New Zealand-based visual effects company Wētā FX used Amazon Web Services to render the compute-intense movie Avatar: The Way of Water.
The company, responsible for the effects on movies like The Lord of the Rings, Aquaman, and Doctor Strange, has traditionally used its own data center to render its films.
The company considered using the cloud way back in 2014, but found that the cost and bandwidth of data was the biggest hurdle.
But the creation of the Avatar sequel posed a challenge for the company. It usually uses its data centers to process multiple films at the same time. With Avatar: TWOW, even the entire data center was not enough.
"There’s the complexity of the water and all those simulations, and what you saw in the trailer is really only a small slither of the massive task and challenge," producer Jon Landau said at Amazon’s re:Invent event.
The film also doubled its frame rate from 24 to 48 frames per second. “Right there [that] doubles the render workload,” he said.
To get the perfect shot, the company averages around 500 iterations per shot, each of which contains thousands of frames. Rendering each frame took 8,000 thread hours, or the combined power of 3,000 vCPUs in the cloud for an hour.

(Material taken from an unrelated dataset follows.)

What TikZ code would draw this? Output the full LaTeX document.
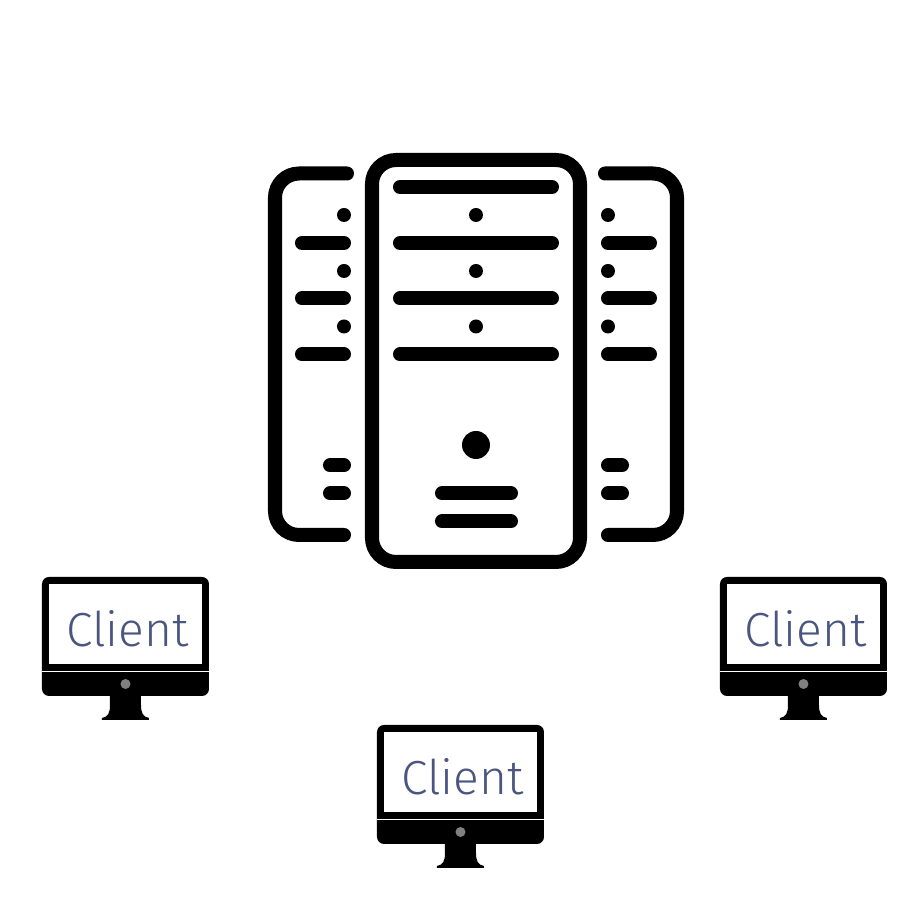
\documentclass[tikz,border=0pt]{standalone}
\usepackage{fontspec}
\setmainfont{Fira Sans Light}
\definecolor{clientblue}{HTML}{4A5580}
\tikzset{
    x=0.01cm, y=-0.01cm,
    case/.style={line width=0.14cm, line cap=round, rounded corners=0.24cm},
    bar/.style={line width=0.14cm, line cap=round},
    clienttext/.style={text=clientblue, font=\fontsize{13.6}{16}\selectfont, inner sep=0pt, anchor=base},
    clientpc/.pic={
        \fill[black, rounded corners=0.07cm] (0,0) rectangle (167,119);
        \fill[white] (7,7) rectangle (160,87);
        \draw[white, line width=0.01cm] (0,95) -- (167,95);
        \fill[black] (68,115) -- (68,128) .. controls (68,136) and (66,140) .. (60,141) -- (60,143) -- (107,143) -- (107,141) .. controls (101,140) and (99,136) .. (99,128) -- (99,115) -- cycle;
        \fill[gray] (83.5,107) circle[radius=5];
        \node[clienttext] (-label) at (85.5,69.5) {Client};
    }
}
\begin{document}
\begin{tikzpicture}
    \useasboundingbox (0,0) rectangle (920,919);

    % tower in the middle
    \draw[case] (372,160) rectangle (580,562);
    \foreach \y in {187,243,298.5,354.5}
        \draw[bar] (400,\y) -- (552,\y);
    \foreach \y in {215,271,326.5}
        \fill (476,\y) circle[radius=7];
    \fill (476,445) circle[radius=14];
    \foreach \y in {493.5,521.5}
        \draw[bar] (442,\y) -- (511,\y);

    % tower on the left
    \draw[case] (347,173.5) -- (275,173.5) -- (275,535) -- (344,535);
    \foreach \y in {243,298.5,354.5}
        \draw[bar] (302,\y) -- (344,\y);
    \foreach \y in {215,271,326.5}
        \fill (344,\y) circle[radius=7];
    \foreach \y in {465.5,493.5}
        \draw[bar] (330,\y) -- (344,\y);

    % tower on the right
    \draw[case] (605,173.5) -- (677,173.5) -- (677,535) -- (608,535);
    \foreach \y in {243,298.5,354.5}
        \draw[bar] (608,\y) -- (650,\y);
    \foreach \y in {215,271,326.5}
        \fill (608,\y) circle[radius=7];
    \foreach \y in {465.5,493.5}
        \draw[bar] (608,\y) -- (622,\y);

    % clients
    \pic (clientleft) at (42,577) {clientpc};
    \pic (clientright) at (720,577) {clientpc};
    \pic (clientbottom) at (377,725) {clientpc};
\end{tikzpicture}
\end{document}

Executive VFX producer David Conley noted that the move to the cloud was a "huge transition" for Wētā due to its history of using its own data center.
But the decision came down to the simple fact that “we couldn’t architecturally expand our data center because that would require infrastructure that would go to the city council, and we all know what it’s like to go through local government," he said.
Wētā used capacity across three Australian AWS data centers. The cloud company plans to open its first New Zealand cloud region in 2024.
The company is planning to continue to use AWS beyond this singular mega-project and its sequels. With the pandemic forcing people to work remotely, Wētā in 2020 signed a multi-year deal with AWS to build a cloud-based visual effects workflow.
The company said that it would use AWS for its newly-formed animated division, which will create original content.